6.4. The author concludes that domestic remedies, to the extent that they can be considered effective, have been exhausted. He further emphasizes the time factor "since the harm to my son continues until a solution is reached.' '
7.1. Before considering any claims contained in a communication, the Human Rights Committee must, in accordance with rule 87 of its provisional rules of procedure, decide whether or not it is admissible under the Optional Protocol to the Covenant.
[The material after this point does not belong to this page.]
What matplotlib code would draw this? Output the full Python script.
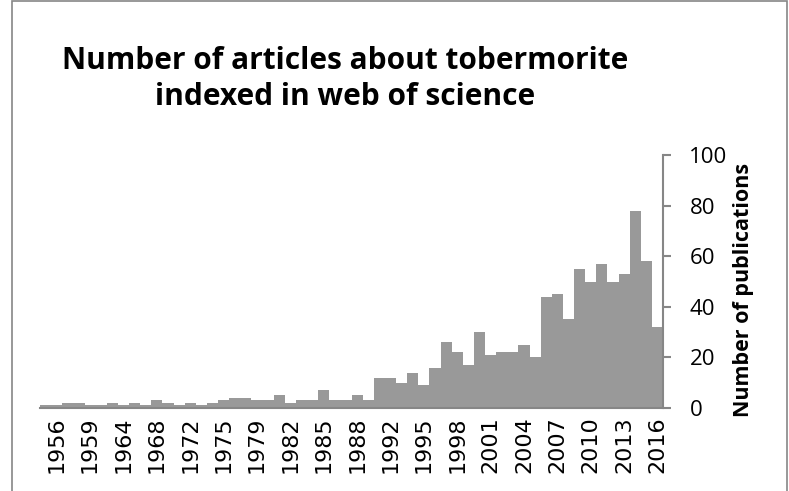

7.2 The Committee observes in this respect, on the basis of the information available to it, that the author has failed to pursue remedies which the State party has submitted were available to him, namely, an appeal to the Court of Appeal on the issue of custody and an application for leave to appeal to the Supreme Court of Canada on the issues of maintenance and division of matrimonial property. The Committee has noted the author's belief that a further appeal on the issue of custody would be futile and that a procedure before the Supreme Court of Canada would entail a further delay. The Committee finds, however, that, in the particular circumstances disclosed by the communication, the author's doubts about the effectiveness of these remedies are not warranted and do not absolve him from exhausting them, as required by article 5, paragraph 2 (b), of the Optional Protocol. The Committee accordingly concludes that domestic remedies have not been exhausted.
8. The Human Rights Committee therefore decides:
(1) The communication is inadmissible;
(2) This decision shall be communicated to the author and to the State party.